Amiri Baraka

1934 –
2014

Amiri Baraka was born Everett LeRoi Jones in Newark, New Jersey, on October 7, 1934. His father, Colt Jones, was a postal supervisor; Anna Lois Jones, his mother, was a social worker. He attended Rutgers University for two years, then transferred to Howard University, where in 1954 he earned his BA in English. He served in the Air Force from 1954 until 1957, then moved to the Lower East Side of Manhattan. There he joined a loose circle of Greenwich Village artists, musicians, and writers. The following year he married Hettie Cohen and began co-editing the avant-garde literary magazine Yugen with her. That year he also founded Totem Press, which first published works by Allen Ginsberg, Jack Kerouac, and others.

He published his first volume of poetry, Preface to a Twenty-Volume Suicide Note, in 1961. From 1961 to 1963 he was co-editor, with Diane Di Prima, of The Floating Bear, a literary newsletter. His increasing mistrust of white society was reflected in two plays, The Slave and The Toilet, both written in 1962. Blues People: Negro Music in White America, which he wrote, and The Moderns: An Anthology of New Writing in America, which he edited and introduced, were both published in 1963. His reputation as a playwright was established with the production of Dutchman at the Cherry Lane Theatre in New York on March 24, 1964. The controversial play subsequently won an Obie Award (for “best off-Broadway play”) and was made into a film.
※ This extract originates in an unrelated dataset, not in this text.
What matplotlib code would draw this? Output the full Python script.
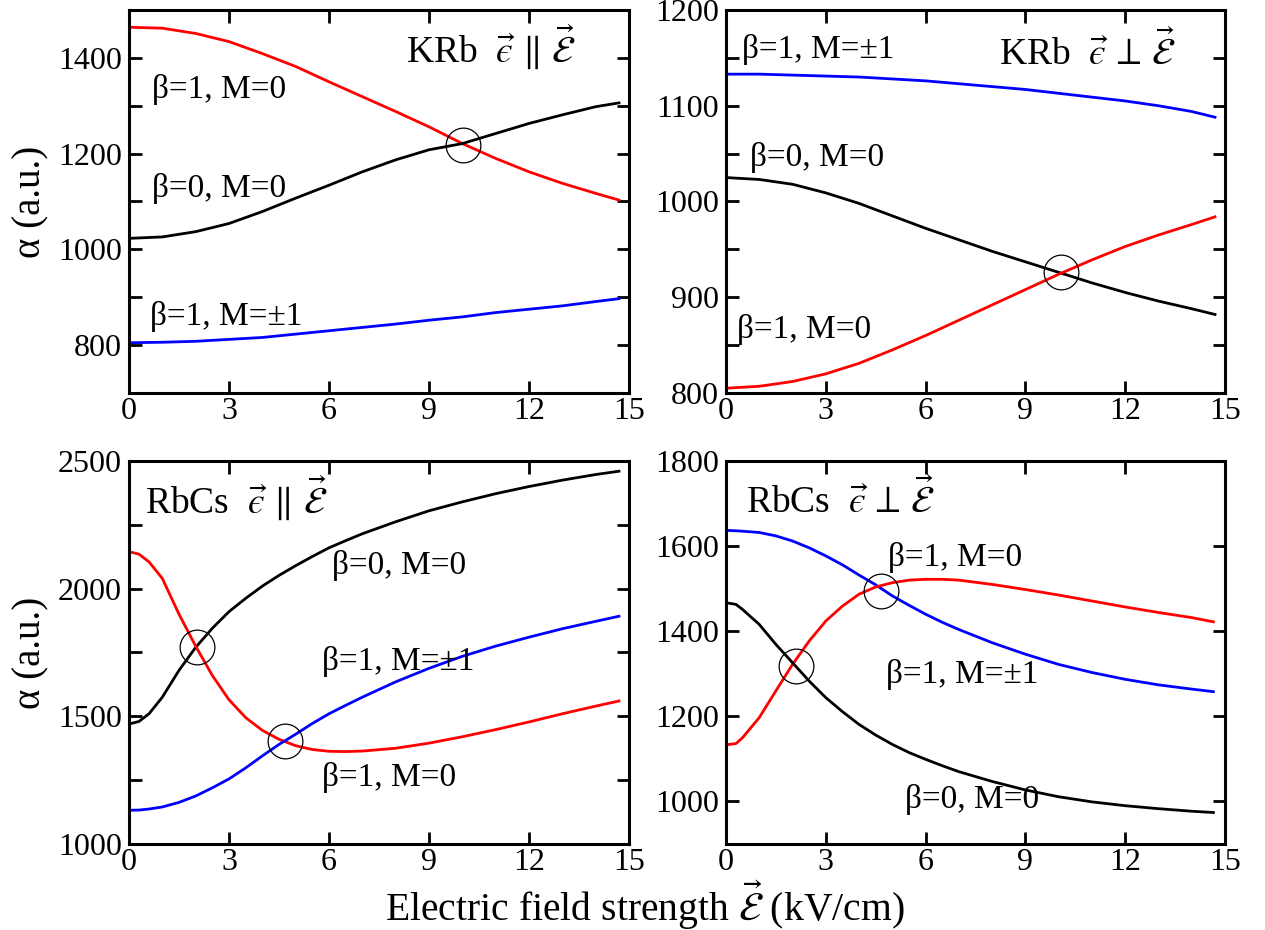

In 1965, following the assassination of Malcolm X, Jones repudiated his former life and ended his marriage. He moved to Harlem, where he founded the Black Arts Repertory Theatre/School. The company, which produced plays that were intended for a black audience, dissolved in a few months. He moved back to Newark and, in 1967, he married poet Sylvia Robinson (now known as Amina Baraka). That year he also founded the Spirit House Players, which produced, among other works, two of Baraka’s plays against police brutality: Police and Arm Yrself or Harm Yrself.

In 1968, Baraka co-edited Black Fire: An Anthology of Afro-American Writing with Larry Neal and his play Home on the Range was performed as a benefit for the Black Panther Party. That same year he became a Muslim, changing his name to Imamu Amiri Baraka. He assumed leadership of his own Black Muslim organization, Kawaida. From 1968 to 1975, Baraka was chairman of the Committee for Unified Newark, a Black united front organization. In 1969, his Great Goodness of Life became part of the successful “Black Quartet” off-Broadway, and his play, Slave Ship, was widely reviewed. Baraka was a founder and chairman of the Congress of African People, a national Pan-Africanist organization with chapters in fifteen cities, and he was one of the chief organizers of the National Black Political Convention, which convened in Gary, Indiana in 1972 to organize a more unified political stance for African-Americans.

In 1974, Baraka adopted a Marxist Leninist philosophy and dropped the spiritual title “Imamu.” In 1983, he and Amina Baraka edited Confirmation: An Anthology of African-American Women, which won an American Book Award from the Before Columbus Foundation, and, in 1987, they published The Music: Reflections on Jazz and Blues. The Autobiography of LeRoi Jones/Amiri Baraka was published in 1984.

Amiri Baraka’s numerous literary prizes and honors include fellowships from the Guggenheim Foundation, the National Endowment for the Arts, the PEN/Faulkner Award, the Rockefeller Foundation Award for Drama, the Langston Hughes Award from the City College of New York, and a lifetime achievement award from the Before Columbus Foundation.

He taught poetry at the New School for Social Research in New York, literature at the University of Buffalo, and drama at Columbia University. He also taught at San Francisco State University, Yale University and George Washington University. For two decades, Baraka was a professor of Africana Studies at the State University of New York in Stony Brook. He was co-director, with his wife, of Kimako’s Blues People, a community arts space, and died on January 9, 2014.